A native macOS SwiftUI application for remote-controlling Universal Audio Console. TCP protocol reverse engineering, Metal rendering, and a custom plugin UI framework.

Stack
Swift · SwiftUI · Metal · TCP
Platform
macOS 14+ · Apple Silicon
Status
Active Development

The Problem

Universal Audio's Console application controls their Apollo audio interfaces — managing routing, plugin chains, and monitor mixes. But it only runs locally on the machine connected to the hardware.

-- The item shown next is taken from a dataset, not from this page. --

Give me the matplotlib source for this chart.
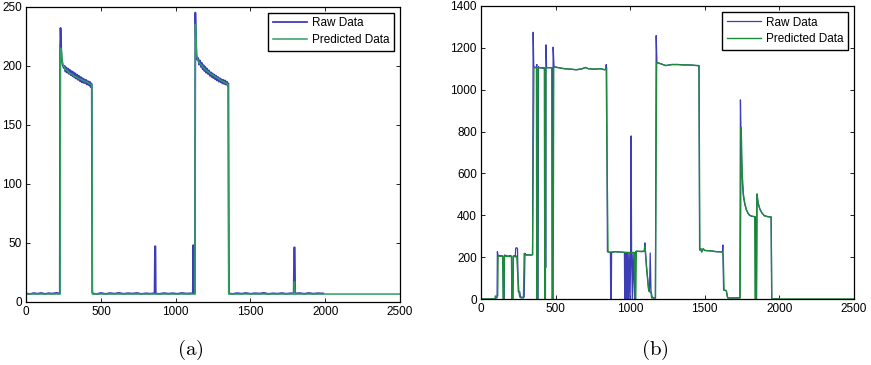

When working in a studio environment, I needed a way to control the console from anywhere on the network, with a native macOS experience that matched the quality of the hardware.

The Approach

I reverse-engineered UA Console's TCP protocol to build a native SwiftUI client that connects to any Console instance on the local network. The app discovers Console instances via mDNS, establishes a TCP connection, and synchronizes state bidirectionally at 60Hz.

The biggest challenge was building a plugin UI framework that renders audio plugin interfaces with hardware-accurate meter ballistics — the visual feedback musicians rely on for mixing.

Architecture

SwiftUI Views

MVVM

↕ @Observable State

Plugin UI Framework

SSL G-Series · LA-2 · VT-737sp

↕ Metal/Canvas Rendering

TCP Network Layer

60Hz Polling · Bidirectional Sync

↕ Auto-Discovery (mDNS)

UA Console Application

Remote Hardware

SwiftUI Views follow the MVVM pattern with @Observable state management. Every UI element binds directly to the network-synchronized state tree, so changes propagate instantly in both directions.

Plugin UI Framework renders individual audio plugin interfaces — SSL G-Series Bus Compressor, Teletronix LA-2, Avalon VT-737sp — with pixel-accurate layouts. Each plugin has its own Canvas/Metal-rendered view with custom knobs, meters, and VU indicators.

TCP Network Layer maintains a persistent connection to UA Console, polling at 60Hz for state changes. Hardware meter values are smoothed with ballistic algorithms matching the behavior of real analog meters — fast attack, slow release.

Auto-Discovery uses mDNS/Bonjour to find Console instances on the local network without manual IP configuration.

Key Achievements

  • Custom "Matte Silver" design language — a cohesive visual system for the entire app
  • Plugin UI framework hosting 3 complete audio plugin interfaces with accurate meter rendering
  • 60Hz bidirectional sync with hardware-accurate meter ballistics
  • Auto-discovery of UA Console instances via mDNS
  • MVVM architecture with clean separation between UI, state management, and networking

What I Learned

Building ConsoleLink reinforced that great native apps come from deeply understanding both the platform (SwiftUI, Metal, Apple's networking stack) and the domain (audio, real-time metering, plugin architectures). The protocol reverse engineering required the same systematic approach as Apollo-Linux, but the UI work demanded a different kind of precision — making virtual knobs and meters feel as responsive as their hardware counterparts.